Исходя из недавнего опыта «Евромайдана», где основной ударной силой были молодежные субкультуры (фанаты Киевского «Динамо», националисты, хипстеры, так называемый «креативный класс») – «неформалы», можно судить, в целом, что отечественные молодежные группировки также могут быть «агентами» мятежей и революций [6]. Также в молодежной политической субкультуре сегодняшней России наблюдаются своеобразные черты, отличающиеся от мировой политической практики – это политическая апатия и нигилизм молодежи, пренебрежение к духовно политическим ценностям, одновременно – рост агрессии и экстремизма. Эти особенности вытекают из трудностей перехода от тоталитаризма к демократии, ошибок и отчуждения власти от личности, от структурирующего гражданского общества.

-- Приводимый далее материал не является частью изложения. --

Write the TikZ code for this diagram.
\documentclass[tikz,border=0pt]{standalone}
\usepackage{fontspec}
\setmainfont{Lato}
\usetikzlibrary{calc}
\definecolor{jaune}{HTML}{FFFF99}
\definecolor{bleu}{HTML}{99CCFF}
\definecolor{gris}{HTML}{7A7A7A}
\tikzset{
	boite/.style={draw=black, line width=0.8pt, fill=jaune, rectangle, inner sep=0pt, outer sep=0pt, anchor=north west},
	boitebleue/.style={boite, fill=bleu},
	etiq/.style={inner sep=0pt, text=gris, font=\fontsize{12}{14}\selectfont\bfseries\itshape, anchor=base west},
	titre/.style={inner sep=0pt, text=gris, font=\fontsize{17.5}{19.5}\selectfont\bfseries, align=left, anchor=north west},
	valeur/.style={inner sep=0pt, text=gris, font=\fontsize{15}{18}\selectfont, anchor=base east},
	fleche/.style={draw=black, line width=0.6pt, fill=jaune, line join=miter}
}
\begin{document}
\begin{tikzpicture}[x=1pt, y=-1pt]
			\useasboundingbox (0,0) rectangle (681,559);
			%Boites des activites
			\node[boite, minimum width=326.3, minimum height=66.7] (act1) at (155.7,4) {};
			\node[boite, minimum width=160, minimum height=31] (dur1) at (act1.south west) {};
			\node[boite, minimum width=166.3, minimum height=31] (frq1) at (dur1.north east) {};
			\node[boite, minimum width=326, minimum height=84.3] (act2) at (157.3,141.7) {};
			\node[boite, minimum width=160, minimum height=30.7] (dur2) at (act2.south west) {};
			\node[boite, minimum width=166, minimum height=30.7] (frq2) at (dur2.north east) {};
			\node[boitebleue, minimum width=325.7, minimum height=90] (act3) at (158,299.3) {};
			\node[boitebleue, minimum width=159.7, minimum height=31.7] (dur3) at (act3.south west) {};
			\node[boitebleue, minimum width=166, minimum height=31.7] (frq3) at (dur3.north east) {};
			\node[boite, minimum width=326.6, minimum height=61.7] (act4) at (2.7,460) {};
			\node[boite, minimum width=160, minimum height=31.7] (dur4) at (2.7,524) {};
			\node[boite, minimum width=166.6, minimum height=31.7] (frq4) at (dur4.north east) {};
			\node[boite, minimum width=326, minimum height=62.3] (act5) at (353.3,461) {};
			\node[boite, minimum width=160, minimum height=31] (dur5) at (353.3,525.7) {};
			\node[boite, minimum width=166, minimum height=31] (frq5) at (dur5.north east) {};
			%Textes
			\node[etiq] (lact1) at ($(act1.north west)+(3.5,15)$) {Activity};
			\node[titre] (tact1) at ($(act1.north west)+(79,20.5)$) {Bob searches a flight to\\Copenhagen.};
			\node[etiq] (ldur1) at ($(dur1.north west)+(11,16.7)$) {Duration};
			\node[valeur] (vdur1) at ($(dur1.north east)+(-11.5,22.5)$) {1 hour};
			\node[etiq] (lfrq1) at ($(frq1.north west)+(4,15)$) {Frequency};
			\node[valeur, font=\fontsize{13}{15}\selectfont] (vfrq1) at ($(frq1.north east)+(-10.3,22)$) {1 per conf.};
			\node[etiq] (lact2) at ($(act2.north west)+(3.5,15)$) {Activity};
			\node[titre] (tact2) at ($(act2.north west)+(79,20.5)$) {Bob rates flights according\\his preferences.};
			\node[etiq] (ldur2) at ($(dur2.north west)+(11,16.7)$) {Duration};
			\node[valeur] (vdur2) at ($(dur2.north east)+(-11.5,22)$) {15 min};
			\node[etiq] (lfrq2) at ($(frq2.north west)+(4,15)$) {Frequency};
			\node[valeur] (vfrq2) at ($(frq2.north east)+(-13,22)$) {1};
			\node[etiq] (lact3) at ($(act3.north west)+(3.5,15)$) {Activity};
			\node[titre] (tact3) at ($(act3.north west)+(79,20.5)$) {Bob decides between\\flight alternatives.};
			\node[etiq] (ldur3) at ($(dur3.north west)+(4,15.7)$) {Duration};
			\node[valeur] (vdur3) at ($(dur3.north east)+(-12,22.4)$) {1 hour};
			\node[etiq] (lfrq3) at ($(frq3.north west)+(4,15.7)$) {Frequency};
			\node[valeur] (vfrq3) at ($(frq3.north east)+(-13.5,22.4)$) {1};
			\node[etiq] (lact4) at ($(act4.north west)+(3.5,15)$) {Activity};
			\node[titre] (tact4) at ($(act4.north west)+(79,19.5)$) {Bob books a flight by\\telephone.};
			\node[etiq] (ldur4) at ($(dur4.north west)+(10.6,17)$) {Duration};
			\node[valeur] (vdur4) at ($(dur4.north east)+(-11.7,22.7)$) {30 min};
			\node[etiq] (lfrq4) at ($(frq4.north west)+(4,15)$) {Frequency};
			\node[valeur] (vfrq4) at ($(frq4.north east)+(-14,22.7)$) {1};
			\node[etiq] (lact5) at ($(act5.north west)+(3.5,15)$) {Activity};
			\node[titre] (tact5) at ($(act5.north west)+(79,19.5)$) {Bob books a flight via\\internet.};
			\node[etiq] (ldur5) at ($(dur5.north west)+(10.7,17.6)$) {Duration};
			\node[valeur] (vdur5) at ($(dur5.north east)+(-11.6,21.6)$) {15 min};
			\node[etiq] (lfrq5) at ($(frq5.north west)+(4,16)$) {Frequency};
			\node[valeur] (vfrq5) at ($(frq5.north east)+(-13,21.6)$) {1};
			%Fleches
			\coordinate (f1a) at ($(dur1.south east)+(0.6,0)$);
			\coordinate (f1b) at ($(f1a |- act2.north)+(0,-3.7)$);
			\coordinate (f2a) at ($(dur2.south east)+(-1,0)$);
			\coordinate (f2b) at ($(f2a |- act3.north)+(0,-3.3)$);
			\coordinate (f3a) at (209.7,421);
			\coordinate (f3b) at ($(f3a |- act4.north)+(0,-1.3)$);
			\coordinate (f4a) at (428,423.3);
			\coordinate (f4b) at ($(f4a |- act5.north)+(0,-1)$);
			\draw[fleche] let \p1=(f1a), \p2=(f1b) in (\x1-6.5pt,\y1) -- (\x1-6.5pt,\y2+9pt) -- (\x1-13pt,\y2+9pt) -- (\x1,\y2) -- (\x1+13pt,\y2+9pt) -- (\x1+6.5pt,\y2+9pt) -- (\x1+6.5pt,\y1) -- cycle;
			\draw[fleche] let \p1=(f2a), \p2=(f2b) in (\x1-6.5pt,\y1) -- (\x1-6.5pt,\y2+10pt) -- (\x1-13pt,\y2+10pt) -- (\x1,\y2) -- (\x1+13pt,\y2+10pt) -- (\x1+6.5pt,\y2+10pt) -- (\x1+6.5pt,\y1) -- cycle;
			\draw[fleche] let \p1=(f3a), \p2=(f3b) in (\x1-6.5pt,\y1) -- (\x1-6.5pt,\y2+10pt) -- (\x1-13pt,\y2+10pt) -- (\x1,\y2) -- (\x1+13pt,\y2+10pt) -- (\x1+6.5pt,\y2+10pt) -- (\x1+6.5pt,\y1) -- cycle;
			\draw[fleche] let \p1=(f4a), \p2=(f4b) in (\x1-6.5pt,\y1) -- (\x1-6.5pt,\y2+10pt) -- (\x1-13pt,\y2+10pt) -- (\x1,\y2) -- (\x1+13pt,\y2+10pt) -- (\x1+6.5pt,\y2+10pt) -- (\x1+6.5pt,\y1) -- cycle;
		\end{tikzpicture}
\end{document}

В рамках нашего исследования мы выдвинули гипотезу, что гражданская Интернет-активность часто переходит в локальные протестные акции, митинги, в активность молодежи экстремистской направленности. А также, что система взглядов молодежи о протесте, его приемлемых и эффективных формах, формируется под влиянием «медиа образов», транслируемых, прежде всего, в сети Интернет.
Проанализировав данные исследования, мы пришли к выводу, что в России гражданская Интернет-активность довольно редко переходит в локальные протестные акции, но если это происходит, то, как правило, проявляется в активности молодежи экстремистской направленности.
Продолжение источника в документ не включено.